### Exercise goal
Exclude images, then output the remaining data verbatim.

:::

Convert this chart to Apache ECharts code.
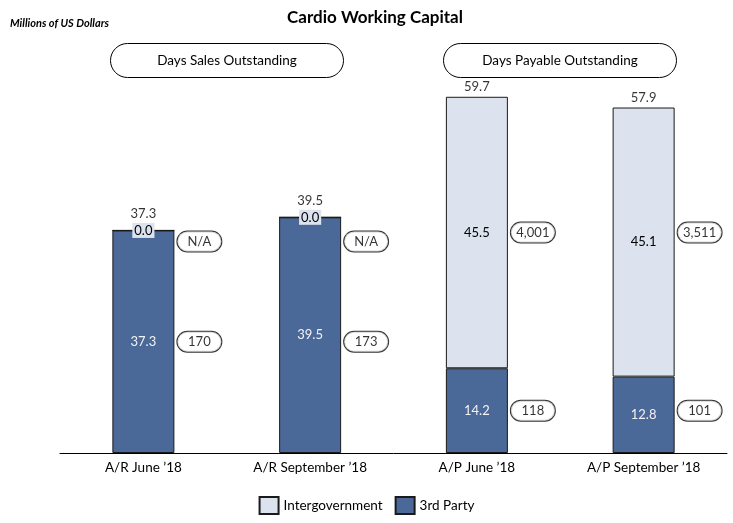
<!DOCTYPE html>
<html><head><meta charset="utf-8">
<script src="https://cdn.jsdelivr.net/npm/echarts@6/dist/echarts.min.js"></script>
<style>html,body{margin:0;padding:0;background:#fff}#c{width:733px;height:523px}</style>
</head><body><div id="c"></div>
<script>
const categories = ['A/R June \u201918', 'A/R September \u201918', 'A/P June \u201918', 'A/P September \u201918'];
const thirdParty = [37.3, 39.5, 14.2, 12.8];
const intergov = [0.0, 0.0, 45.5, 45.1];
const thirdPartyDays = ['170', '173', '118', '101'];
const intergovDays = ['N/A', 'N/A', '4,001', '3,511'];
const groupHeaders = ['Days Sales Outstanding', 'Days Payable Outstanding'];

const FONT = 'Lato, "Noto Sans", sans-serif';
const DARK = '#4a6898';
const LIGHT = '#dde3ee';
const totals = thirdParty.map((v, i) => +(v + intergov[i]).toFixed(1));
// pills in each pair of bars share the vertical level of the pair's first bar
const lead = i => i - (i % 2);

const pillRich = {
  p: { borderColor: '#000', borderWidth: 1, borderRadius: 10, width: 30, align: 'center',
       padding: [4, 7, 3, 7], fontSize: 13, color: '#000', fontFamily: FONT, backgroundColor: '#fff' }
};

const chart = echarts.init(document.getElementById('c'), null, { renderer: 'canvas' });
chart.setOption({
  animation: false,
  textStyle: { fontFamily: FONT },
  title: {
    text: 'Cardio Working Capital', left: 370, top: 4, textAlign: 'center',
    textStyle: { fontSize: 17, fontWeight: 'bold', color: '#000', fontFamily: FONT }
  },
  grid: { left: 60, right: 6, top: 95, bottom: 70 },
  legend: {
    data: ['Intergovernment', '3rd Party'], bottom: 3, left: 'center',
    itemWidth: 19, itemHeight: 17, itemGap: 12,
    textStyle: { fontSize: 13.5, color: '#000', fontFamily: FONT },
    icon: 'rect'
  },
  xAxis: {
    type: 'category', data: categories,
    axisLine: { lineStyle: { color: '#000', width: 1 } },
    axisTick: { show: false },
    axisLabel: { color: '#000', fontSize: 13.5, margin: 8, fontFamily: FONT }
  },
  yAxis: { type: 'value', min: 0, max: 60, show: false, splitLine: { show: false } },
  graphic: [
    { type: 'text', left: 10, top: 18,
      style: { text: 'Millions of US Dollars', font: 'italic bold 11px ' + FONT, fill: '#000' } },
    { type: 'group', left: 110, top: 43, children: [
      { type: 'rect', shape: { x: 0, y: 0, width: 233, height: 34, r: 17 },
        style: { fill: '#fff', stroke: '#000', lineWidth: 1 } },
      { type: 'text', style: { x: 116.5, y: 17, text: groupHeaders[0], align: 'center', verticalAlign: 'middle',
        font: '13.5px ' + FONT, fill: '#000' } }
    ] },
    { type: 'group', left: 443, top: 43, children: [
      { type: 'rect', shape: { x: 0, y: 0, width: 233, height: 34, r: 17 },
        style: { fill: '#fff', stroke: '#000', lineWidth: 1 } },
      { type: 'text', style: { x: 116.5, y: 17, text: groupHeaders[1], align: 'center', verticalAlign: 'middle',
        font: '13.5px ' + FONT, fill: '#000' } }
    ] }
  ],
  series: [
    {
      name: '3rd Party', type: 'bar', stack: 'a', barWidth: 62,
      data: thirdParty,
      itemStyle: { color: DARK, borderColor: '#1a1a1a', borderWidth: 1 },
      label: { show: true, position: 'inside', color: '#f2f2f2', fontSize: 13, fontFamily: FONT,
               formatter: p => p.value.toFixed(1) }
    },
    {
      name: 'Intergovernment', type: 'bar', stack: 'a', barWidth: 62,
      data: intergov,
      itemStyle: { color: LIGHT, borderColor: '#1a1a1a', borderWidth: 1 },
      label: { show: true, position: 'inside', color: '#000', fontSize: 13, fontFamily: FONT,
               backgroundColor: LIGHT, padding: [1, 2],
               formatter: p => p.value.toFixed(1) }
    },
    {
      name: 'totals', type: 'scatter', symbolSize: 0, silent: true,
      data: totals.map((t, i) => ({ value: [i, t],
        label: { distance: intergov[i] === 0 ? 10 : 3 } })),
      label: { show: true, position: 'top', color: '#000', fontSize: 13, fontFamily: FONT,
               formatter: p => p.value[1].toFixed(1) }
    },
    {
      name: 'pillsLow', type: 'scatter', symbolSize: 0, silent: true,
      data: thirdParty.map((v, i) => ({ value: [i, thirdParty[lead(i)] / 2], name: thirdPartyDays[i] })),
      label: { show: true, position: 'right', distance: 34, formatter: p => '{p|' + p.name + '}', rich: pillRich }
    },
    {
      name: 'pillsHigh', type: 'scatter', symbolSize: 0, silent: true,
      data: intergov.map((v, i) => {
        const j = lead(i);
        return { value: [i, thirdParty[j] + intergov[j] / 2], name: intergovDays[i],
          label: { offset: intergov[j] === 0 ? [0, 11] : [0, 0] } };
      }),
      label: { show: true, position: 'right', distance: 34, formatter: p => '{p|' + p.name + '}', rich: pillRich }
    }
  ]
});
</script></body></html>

:::

### Final answer
Convert this chart to Apache ECharts code.
<!DOCTYPE html>
<html><head><meta charset="utf-8">
<script src="https://cdn.jsdelivr.net/npm/echarts@6/dist/echarts.min.js"></script>
<style>html,body{margin:0;padding:0;background:#fff}#c{width:733px;height:523px}</style>
</head><body><div id="c"></div>
<script>
const categories = ['A/R June \u201918', 'A/R September \u201918', 'A/P June \u201918', 'A/P September \u201918'];
const thirdParty = [37.3, 39.5, 14.2, 12.8];
const intergov = [0.0, 0.0, 45.5, 45.1];
const thirdPartyDays = ['170', '173', '118', '101'];
const intergovDays = ['N/A', 'N/A', '4,001', '3,511'];
const groupHeaders = ['Days Sales Outstanding', 'Days Payable Outstanding'];

const FONT = 'Lato, "Noto Sans", sans-serif';
const DARK = '#4a6898';
const LIGHT = '#dde3ee';
const totals = thirdParty.map((v, i) => +(v + intergov[i]).toFixed(1));
// pills in each pair of bars share the vertical level of the pair's first bar
const lead = i => i - (i % 2);

const pillRich = {
  p: { borderColor: '#000', borderWidth: 1, borderRadius: 10, width: 30, align: 'center',
       padding: [4, 7, 3, 7], fontSize: 13, color: '#000', fontFamily: FONT, backgroundColor: '#fff' }
};

const chart = echarts.init(document.getElementById('c'), null, { renderer: 'canvas' });
chart.setOption({
  animation: false,
  textStyle: { fontFamily: FONT },
  title: {
    text: 'Cardio Working Capital', left: 370, top: 4, textAlign: 'center',
    textStyle: { fontSize: 17, fontWeight: 'bold', color: '#000', fontFamily: FONT }
  },
  grid: { left: 60, right: 6, top: 95, bottom: 70 },
  legend: {
    data: ['Intergovernment', '3rd Party'], bottom: 3, left: 'center',
    itemWidth: 19, itemHeight: 17, itemGap: 12,
    textStyle: { fontSize: 13.5, color: '#000', fontFamily: FONT },
    icon: 'rect'
  },
  xAxis: {
    type: 'category', data: categories,
    axisLine: { lineStyle: { color: '#000', width: 1 } },
    axisTick: { show: false },
    axisLabel: { color: '#000', fontSize: 13.5, margin: 8, fontFamily: FONT }
  },
  yAxis: { type: 'value', min: 0, max: 60, show: false, splitLine: { show: false } },
  graphic: [
    { type: 'text', left: 10, top: 18,
      style: { text: 'Millions of US Dollars', font: 'italic bold 11px ' + FONT, fill: '#000' } },
    { type: 'group', left: 110, top: 43, children: [
      { type: 'rect', shape: { x: 0, y: 0, width: 233, height: 34, r: 17 },
        style: { fill: '#fff', stroke: '#000', lineWidth: 1 } },
      { type: 'text', style: { x: 116.5, y: 17, text: groupHeaders[0], align: 'center', verticalAlign: 'middle',
        font: '13.5px ' + FONT, fill: '#000' } }
    ] },
    { type: 'group', left: 443, top: 43, children: [
      { type: 'rect', shape: { x: 0, y: 0, width: 233, height: 34, r: 17 },
        style: { fill: '#fff', stroke: '#000', lineWidth: 1 } },
      { type: 'text', style: { x: 116.5, y: 17, text: groupHeaders[1], align: 'center', verticalAlign: 'middle',
        font: '13.5px ' + FONT, fill: '#000' } }
    ] }
  ],
  series: [
    {
      name: '3rd Party', type: 'bar', stack: 'a', barWidth: 62,
      data: thirdParty,
      itemStyle: { color: DARK, borderColor: '#1a1a1a', borderWidth: 1 },
      label: { show: true, position: 'inside', color: '#f2f2f2', fontSize: 13, fontFamily: FONT,
               formatter: p => p.value.toFixed(1) }
    },
    {
      name: 'Intergovernment', type: 'bar', stack: 'a', barWidth: 62,
      data: intergov,
      itemStyle: { color: LIGHT, borderColor: '#1a1a1a', borderWidth: 1 },
      label: { show: true, position: 'inside', color: '#000', fontSize: 13, fontFamily: FONT,
               backgroundColor: LIGHT, padding: [1, 2],
               formatter: p => p.value.toFixed(1) }
    },
    {
      name: 'totals', type: 'scatter', symbolSize: 0, silent: true,
      data: totals.map((t, i) => ({ value: [i, t],
        label: { distance: intergov[i] === 0 ? 10 : 3 } })),
      label: { show: true, position: 'top', color: '#000', fontSize: 13, fontFamily: FONT,
               formatter: p => p.value[1].toFixed(1) }
    },
    {
      name: 'pillsLow', type: 'scatter', symbolSize: 0, silent: true,
      data: thirdParty.map((v, i) => ({ value: [i, thirdParty[lead(i)] / 2], name: thirdPartyDays[i] })),
      label: { show: true, position: 'right', distance: 34, formatter: p => '{p|' + p.name + '}', rich: pillRich }
    },
    {
      name: 'pillsHigh', type: 'scatter', symbolSize: 0, silent: true,
      data: intergov.map((v, i) => {
        const j = lead(i);
        return { value: [i, thirdParty[j] + intergov[j] / 2], name: intergovDays[i],
          label: { offset: intergov[j] === 0 ? [0, 11] : [0, 0] } };
      }),
      label: { show: true, position: 'right', distance: 34, formatter: p => '{p|' + p.name + '}', rich: pillRich }
    }
  ]
});
</script></body></html>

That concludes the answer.